The paper tackles the problem of causal discovery from observational data by proposing KEEL, a weakly-supervised method that integrates fuzzy knowledge and data complementarity, which outperforms state-of-the-art methods in accuracy, robustness, and efficiency, as demonstrated in experiments including real protein signal transduction processes.

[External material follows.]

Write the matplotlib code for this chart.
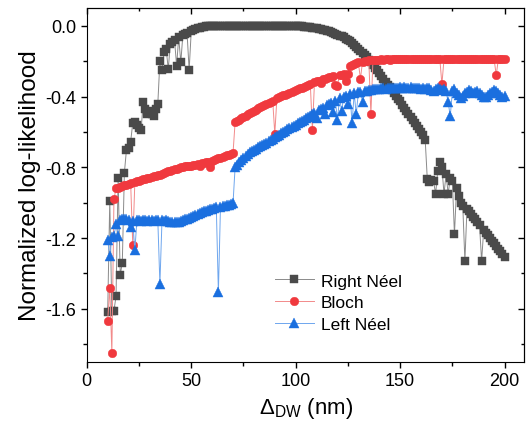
import numpy as np
import matplotlib
matplotlib.use('Agg')
import matplotlib.pyplot as plt
from matplotlib.ticker import MultipleLocator, FormatStrFormatter

plt.rcParams['font.family'] = ['Liberation Sans', 'DejaVu Sans']
plt.rcParams['mathtext.fontset'] = 'custom'
plt.rcParams['mathtext.rm'] = 'Liberation Sans'
plt.rcParams['mathtext.it'] = 'Liberation Sans:italic'

# domain wall width (nm)
dw = list(range(10, 201))

right_neel = [
    -1.62, -0.99, -1.61, -1.61, -1.53, -0.86, -1.41, -1.34, -0.83, -0.70,
    -0.69, -0.655, -0.55, -0.546, -0.56, -0.58, -0.59, -0.43, -0.47, -0.50,
    -0.48, -0.50, -0.51, -0.47, -0.44, -0.20, -0.25, -0.15, -0.13, -0.245,
    -0.10, -0.09, -0.08, -0.226, -0.065, -0.207, -0.05, -0.045, -0.04, -0.25,
    -0.03, -0.025, -0.02, -0.015, -0.01, -0.007, -0.004, -0.002, -0.001, 0.0,
    0.0, 0.0, 0.0, 0.0, 0.0, 0.0, 0.0, 0.0, 0.0, 0.0,
    0.0, 0.0, 0.0, 0.0, 0.0, 0.0, 0.0, 0.0, 0.0, 0.0,
    0.0, 0.0, 0.0, 0.0, 0.0, 0.0, 0.0, 0.0, 0.0, 0.0,
    0.0, 0.0, 0.0, 0.0, 0.0, 0.0, 0.0, 0.0, 0.0, 0.0,
    0.0, -0.001, -0.002, -0.003, -0.004, -0.005, -0.006, -0.008, -0.010, -0.012,
    -0.014, -0.016, -0.019, -0.022, -0.025, -0.028, -0.032, -0.036, -0.040, -0.045,
    -0.050, -0.055, -0.060, -0.066, -0.073, -0.080, -0.088, -0.097, -0.107, -0.118,
    -0.130, -0.142, -0.154, -0.166, -0.178, -0.191, -0.205, -0.220, -0.236, -0.252,
    -0.268, -0.284, -0.300, -0.316, -0.332, -0.348, -0.364, -0.380, -0.396, -0.412,
    -0.428, -0.445, -0.462, -0.479, -0.496, -0.513, -0.530, -0.547, -0.564, -0.581,
    -0.598, -0.615, -0.645, -0.866, -0.885, -0.87, -0.88, -0.95, -0.82, -0.77,
    -0.80, -0.95, -0.84, -0.95, -0.86, -0.876, -1.18, -0.92, -0.96, -1.00,
    -1.02, -1.33, -1.035, -1.05, -1.065, -1.08, -1.095, -1.11, -1.125, -1.33,
    -1.155, -1.17, -1.185, -1.20, -1.215, -1.23, -1.245, -1.26, -1.275, -1.29,
    -1.31]

bloch = [
    -1.67, -1.48, -1.85, -0.98, -0.92, -0.915, -0.91, -0.905, -0.90, -0.898,
    -0.895, -0.89, -1.24, -0.885, -0.88, -0.875, -0.87, -0.868, -0.865, -0.862,
    -0.858, -0.855, -0.852, -0.85, -0.846, -0.842, -0.838, -0.83, -0.826, -0.822,
    -0.82, -0.816, -0.812, -0.808, -0.805, -0.80, -0.798, -0.795, -0.792, -0.79,
    -0.79, -0.788, -0.785, -0.782, -0.79, -0.778, -0.775, -0.772, -0.77, -0.80,
    -0.765, -0.76, -0.755, -0.75, -0.745, -0.74, -0.736, -0.732, -0.728, -0.725,
    -0.72, -0.546, -0.538, -0.530, -0.522, -0.515, -0.508, -0.501, -0.494, -0.487,
    -0.480, -0.474, -0.467, -0.460, -0.454, -0.447, -0.441, -0.435, -0.429, -0.423,
    -0.61, -0.411, -0.405, -0.399, -0.394, -0.389, -0.384, -0.379, -0.374, -0.369,
    -0.364, -0.359, -0.354, -0.349, -0.344, -0.339, -0.334, -0.329, -0.59, -0.319,
    -0.314, -0.310, -0.325, -0.302, -0.298, -0.294, -0.290, -0.287, -0.284, -0.337,
    -0.34, -0.278, -0.276, -0.274, -0.31, -0.27, -0.23, -0.222, -0.216, -0.211,
    -0.207, -0.30, -0.202, -0.199, -0.197, -0.195, -0.50, -0.194, -0.193, -0.191,
    -0.192, -0.190, -0.191, -0.189, -0.190, -0.191, -0.189, -0.190, -0.188, -0.190,
    -0.189, -0.190, -0.188, -0.189, -0.190, -0.188, -0.189, -0.190, -0.188, -0.189,
    -0.190, -0.188, -0.189, -0.188, -0.190, -0.189, -0.188, -0.189, -0.190, -0.188,
    -0.33, -0.189, -0.188, -0.190, -0.189, -0.188, -0.189, -0.190, -0.188, -0.189,
    -0.188, -0.190, -0.189, -0.188, -0.189, -0.190, -0.188, -0.189, -0.188, -0.190,
    -0.189, -0.188, -0.189, -0.190, -0.188, -0.189, -0.28, -0.189, -0.188, -0.189,
    -0.188]

left_neel = [
    -1.21, -1.30, -1.195, -1.19, -1.12, -1.186, -1.10, -1.09, -1.092, -1.09,
    -1.10, -1.14, -1.105, -1.27, -1.10, -1.10, -1.105, -1.10, -1.10, -1.105,
    -1.10, -1.10, -1.105, -1.10, -1.10, -1.46, -1.10, -1.105, -1.10, -1.105,
    -1.11, -1.11, -1.112, -1.11, -1.108, -1.105, -1.10, -1.095, -1.09, -1.085,
    -1.08, -1.075, -1.07, -1.065, -1.06, -1.055, -1.05, -1.046, -1.042, -1.038,
    -1.034, -1.03, -1.027, -1.507, -1.022, -1.02, -1.017, -1.014, -1.011, -1.008,
    -1.004, -0.80, -0.785, -0.772, -0.76, -0.748, -0.737, -0.726, -0.716, -0.709,
    -0.702, -0.695, -0.688, -0.681, -0.674, -0.667, -0.66, -0.653, -0.645, -0.638,
    -0.63, -0.623, -0.615, -0.608, -0.60, -0.593, -0.586, -0.579, -0.572, -0.566,
    -0.559, -0.552, -0.546, -0.538, -0.531, -0.523, -0.516, -0.508, -0.50, -0.493,
    -0.52, -0.478, -0.47, -0.463, -0.50, -0.45, -0.443, -0.437, -0.49, -0.425,
    -0.53, -0.41, -0.48, -0.402, -0.398, -0.44, -0.388, -0.55, -0.382, -0.50,
    -0.376, -0.373, -0.43, -0.368, -0.366, -0.364, -0.362, -0.36, -0.358, -0.356,
    -0.355, -0.354, -0.352, -0.355, -0.351, -0.353, -0.350, -0.352, -0.349, -0.351,
    -0.348, -0.350, -0.347, -0.349, -0.352, -0.348, -0.350, -0.353, -0.349, -0.351,
    -0.356, -0.352, -0.358, -0.350, -0.354, -0.362, -0.368, -0.357, -0.352, -0.360,
    -0.365, -0.358, -0.37, -0.433, -0.51, -0.37, -0.36, -0.38, -0.39, -0.41,
    -0.395, -0.38, -0.372, -0.365, -0.37, -0.378, -0.372, -0.368, -0.38, -0.39,
    -0.40, -0.405, -0.39, -0.38, -0.372, -0.365, -0.37, -0.38, -0.39, -0.40,
    -0.395]

fig = plt.figure(figsize=(5.26, 4.35), dpi=100)
ax = fig.add_axes([0.165, 0.166, 0.832, 0.813])

ax.plot(dw, right_neel, color='#8a8a8a', lw=0.7, marker='s', ms=5.6,
        mfc='#4a4a4a', mec='#4a4a4a', mew=0.3, label='Right Néel')
ax.plot(dw, bloch, color='#f28a8a', lw=0.7, marker='o', ms=6.2,
        mfc='#f0393e', mec='#f0393e', mew=0.3, label='Bloch')
ax.plot(dw, left_neel, color='#6ea6ee', lw=0.7, marker='^', ms=6.6,
        mfc='#1a6fdf', mec='#1a6fdf', mew=0.3, label='Left Néel')

ax.set_xlim(0, 209.5)
ax.set_ylim(-1.9, 0.1)
ax.xaxis.set_major_locator(MultipleLocator(50))
ax.xaxis.set_minor_locator(MultipleLocator(25))
ax.yaxis.set_major_locator(MultipleLocator(0.4))
ax.yaxis.set_minor_locator(MultipleLocator(0.2))
ax.yaxis.set_major_formatter(FormatStrFormatter('%.1f'))
ax.tick_params(which='both', direction='out', labelsize=13, width=1)
ax.tick_params(which='major', length=4)
ax.tick_params(which='minor', length=3)

# inward ticks on top and right
top = ax.secondary_xaxis('top')
top.xaxis.set_major_locator(MultipleLocator(50))
top.xaxis.set_minor_locator(MultipleLocator(25))
top.tick_params(which='both', direction='in', labeltop=False, width=1)
top.tick_params(which='major', length=4.5)
top.tick_params(which='minor', length=2.5)
right = ax.secondary_yaxis('right')
right.yaxis.set_major_locator(MultipleLocator(0.4))
right.yaxis.set_minor_locator(MultipleLocator(0.2))
right.tick_params(which='both', direction='in', labelright=False, width=1)
right.tick_params(which='major', length=4.5)
right.tick_params(which='minor', length=2.5)

ax.set_xlabel('Δ$_{\\mathrm{DW}}$ (nm)', fontsize=16, labelpad=4)
ax.set_ylabel('Normalized log-likelihood', fontsize=17.5, labelpad=3)

ax.legend(loc='upper left', bbox_to_anchor=(0.429, 0.25), frameon=False,
          fontsize=12.5, borderpad=0, borderaxespad=0, handlelength=2.25,
          handletextpad=0.4, labelspacing=0.38)

fig.savefig('out.png', dpi=100)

Causal discovery based on observational data is important for deciphering the causal mechanism behind complex systems. However, the effectiveness of existing causal discovery methods is limited due to inferior prior knowledge, domain inconsistencies, and the challenges of high-dimensional datasets with small sample sizes. To address this gap, we propose a novel weakly-supervised fuzzy knowledge and data co-driven causal discovery method named KEEL. KEEL adopts a fuzzy causal knowledge schema to encapsulate diverse types of fuzzy knowledge, and forms corresponding weakened constraints. This schema not only lessens the dependency on expertise but also allows various types of limited and error-prone fuzzy knowledge to guide causal discovery. It can enhance the generalization and robustness of causal discovery, especially in high-dimensional and small-sample scenarios. In addition, we integrate the extended linear causal model (ELCM) into KEEL for dealing with the multi-distribution and incomplete data. Extensive experiments with different datasets demonstrate the superiority of KEEL over several state-of-the-art methods in accuracy, robustness and computational efficiency. For causal discovery in real protein signal transduction processes, KEEL outperforms the benchmark method with limited data. In summary, KEEL is effective to tackle the causal discovery tasks with higher accuracy while alleviating the requirement for extensive domain expertise.